I think there are only a few projects that can get a big speedup from async proofs with lots of workers (mostly due to overheads for short proofs)

view this post on Zulip Paolo Giarrusso (Dec 19 2022 at 12:37):

without dune, .aux files could make it better since Coq would _know_ which proofs are short? But with dune + caching, I think we lack a good way to cache .aux files since they're not reproducible, so these days .aux files are not cached, and are probably discarded

view this post on Zulip Karl Palmskog (Dec 19 2022 at 12:41):

it's not obvious what you would actually do with all the .aux data in the GUI setting. In CI setting, you could probably at least do some good estimates when something is worth doing asynchronously or using .vos or using regular .vo, etc.

view this post on Zulip Karl Palmskog (Dec 19 2022 at 12:45):

I think the "Google testing workflow", where everything is actually checked in CI with fast turnaround, and users basically only check some local work before submitting, is likely the way to handle large projects.
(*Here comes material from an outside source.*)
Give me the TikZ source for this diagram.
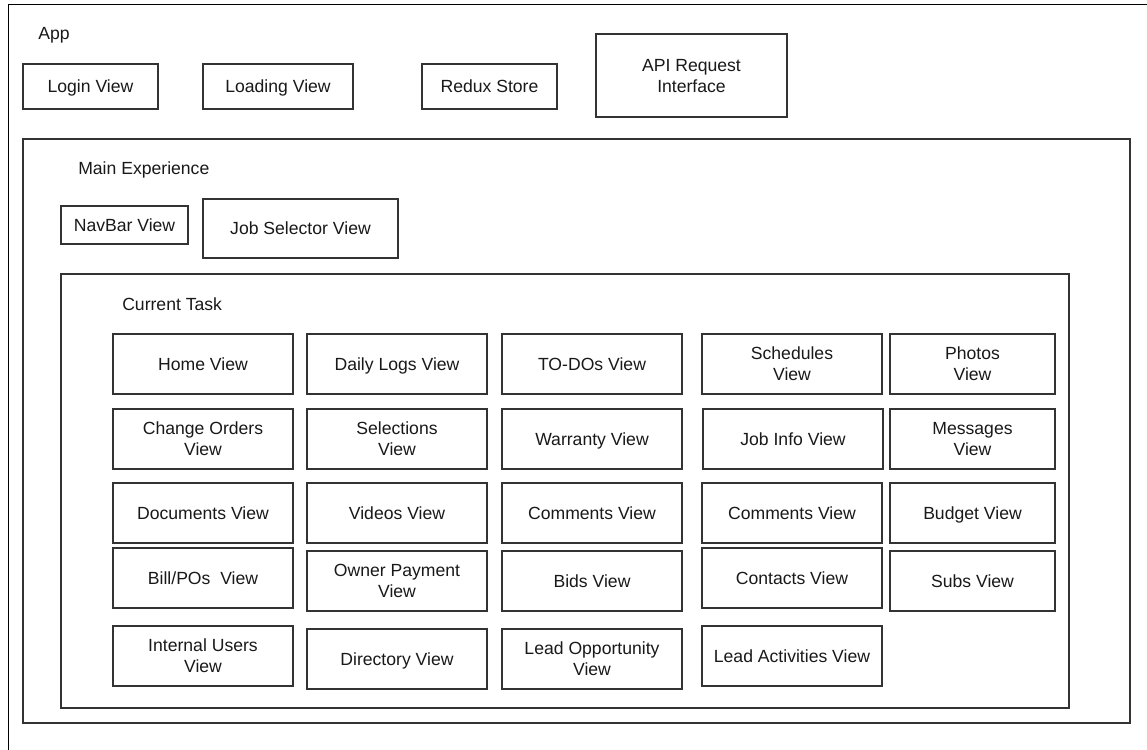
\documentclass[tikz,border=0pt]{standalone}
\usepackage{fontspec}
\setmainfont{Liberation Sans}
\newcommand{\bxstrut}{\rule[-3.2pt]{0pt}{15.8pt}}
\begin{document}
\begin{tikzpicture}[x=0.75pt,y=-0.75pt,
  box/.style={draw=black!80,line width=1pt,inner sep=0pt,outer sep=0pt,align=center,
    font=\fontsize{13.2}{15.8}\selectfont,text=black!90},
  frame/.style={draw=black!80,line width=1pt,inner sep=0pt,outer sep=0pt},
  lbl/.style={anchor=west,inner sep=0pt,font=\fontsize{13.2}{15.8}\selectfont,text=black!90}]
\newcommand{\bx}[7][box]{\node[#1,minimum width={(#5-#3)*0.75pt},minimum height={(#6-#4)*0.75pt}] (#2) at ({(#3+#5)/2},{(#4+#6)/2}) {\bxstrut #7\bxstrut};}
\useasboundingbox (0,0) rectangle (1147,750);
\begin{scope}
\clip (0,0) rectangle (1147,750);
\fill[white] (0,0) rectangle (1147,750);
% outer App container (cut by the picture edge)
\coordinate (appTR) at (1160,4.5);
\coordinate (appTL) at (8.5,4.5);
\coordinate (appBL) at (8.5,760);
\draw[black,line width=1.3pt] (appTR) -- (appTL) -- (appBL);
\end{scope}
% containers
\node[frame,minimum width={(1130-23)*0.75pt},minimum height={(723-139)*0.75pt}] (main) at ({(23+1130)/2},{(139+723)/2}) {};
\node[frame,minimum width={(1069-61)*0.75pt},minimum height={(708-274)*0.75pt}] (task) at ({(61+1069)/2},{(274+708)/2}) {};
\node[lbl] (applbl) at (38,35) {App};
\node[lbl] (mainlbl) at (78,170) {Main Experience};
\node[lbl] (tasklbl) at (122,304) {Current Task};
% top row
\bx{login}{23}{64}{158}{109}{Login View}
\bx{loading}{203}{64}{353}{109}{Loading View}
\bx{redux}{422}{64}{557}{109}{Redux Store}
\bx{api}{596}{34}{787}{117}{API Request\\Interface}
% main experience
\bx{navbar}{61}{206}{188}{244}{NavBar View}
\bx{jobsel}{203}{199}{398}{258}{Job Selector View}
% grid row 1
\bx{home}{113}{334}{293}{394}{Home View}
\bx{daily}{307}{334}{487}{394}{Daily Logs View}
\bx{todos}{502}{334}{682}{394}{TO-DOs View}
\bx{sched}{702}{334}{882}{394}{Schedules\\View}
\bx{photos}{890}{334}{1055}{394}{Photos\\View}
% row 2
\bx{change}{113}{409}{293}{469}{Change Orders\\View}
\bx{select}{307}{409}{487}{469}{Selections\\View}
\bx{warranty}{502}{409}{682}{469}{Warranty View}
\bx{jobinfo}{703}{409}{883}{469}{Job Info View}
\bx{messages}{890}{409}{1055}{469}{Messages\\View}
% row 3
\bx{docs}{113}{483}{293}{543}{Documents View}
\bx{videos}{307}{483}{487}{543}{Videos View}
\bx{commentsA}{502}{483}{682}{543}{Comments View}
\bx{commentsB}{702}{483}{882}{543}{Comments View}
\bx{budget}{890}{483}{1055}{543}{Budget View}
% row 4
\bx{bill}{113}{548}{293}{608}{Bill/POs\ \ View}
\bx{owner}{307}{551}{487}{611}{Owner Payment\\View}
\bx{bids}{502}{551}{682}{611}{Bids View}
\bx{contacts}{702}{548}{882}{608}{Contacts View}
\bx{subs}{890}{551}{1055}{611}{Subs View}
% row 5
\bx{internal}{113}{626}{293}{686}{Internal Users\\View}
\bx{directory}{307}{629}{487}{689}{Directory View}
\bx{leadopp}{502}{629}{682}{689}{Lead Opportunity\\View}
\bx{leadact}{702}{626}{882}{686}{Lead Activities View}
\end{tikzpicture}
\end{document}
One could go all in on .voslocally.

view this post on Zulip Karl Palmskog (Dec 19 2022 at 12:51):

is it even possible in CoqIDE and/or VsCoq to just not build/check proofs at all?

view this post on Zulip Enrico Tassi (Dec 19 2022 at 13:09):

The overhead of async is visible, hopefully smaller on unix in vscoq 2. But I think you are looking at the wrong measure, the whole point is to make it fast to "go to point", not to check what was postponed.

view this post on Zulip Enrico Tassi (Dec 19 2022 at 13:10):

Of course it would be nice to be just faster...

view this post on Zulip Karl Palmskog (Dec 19 2022 at 13:24):

but in a more sophisticated workflow involving CI, why would you check anything at all on your way "to point"?

view this post on Zulip Karl Palmskog (Dec 19 2022 at 13:25):

you could just trust whatever you check out, and that everything you commit will only be accepted once fully checked

view this post on Zulip Karl Palmskog (Dec 19 2022 at 13:26):

I think we were focusing on checking everything to point above because this was what the original question was about

view this post on Zulip Paolo Giarrusso (Dec 19 2022 at 14:06):

even with CI, you're often working with code that didn't pass CI: you made changes and want to see what breaks

view this post on Zulip Paolo Giarrusso (Dec 19 2022 at 14:09):

if I change a definition in a file, I want to recheck the theory right away — and unless your client has _much_ worse single-core performance, CI is at best as fast as my laptop (and that lower bound is hard to reach).

view this post on Zulip Enrico Tassi (Dec 19 2022 at 14:11):

IMO .vos up to your file, then async is what you ask for.

view this post on Zulip Enrico Tassi (Dec 19 2022 at 14:12):

In any case, it would be nice to list these scenarios, so that tuning in vscoq 2 can allow for them. I guess we all know the limitations.

view this post on Zulip Ali Caglayan (Dec 25 2022 at 13:41):

Sorry if it was mentioned before, but CoqIDE spends most of its time printing goals when you have a slow step.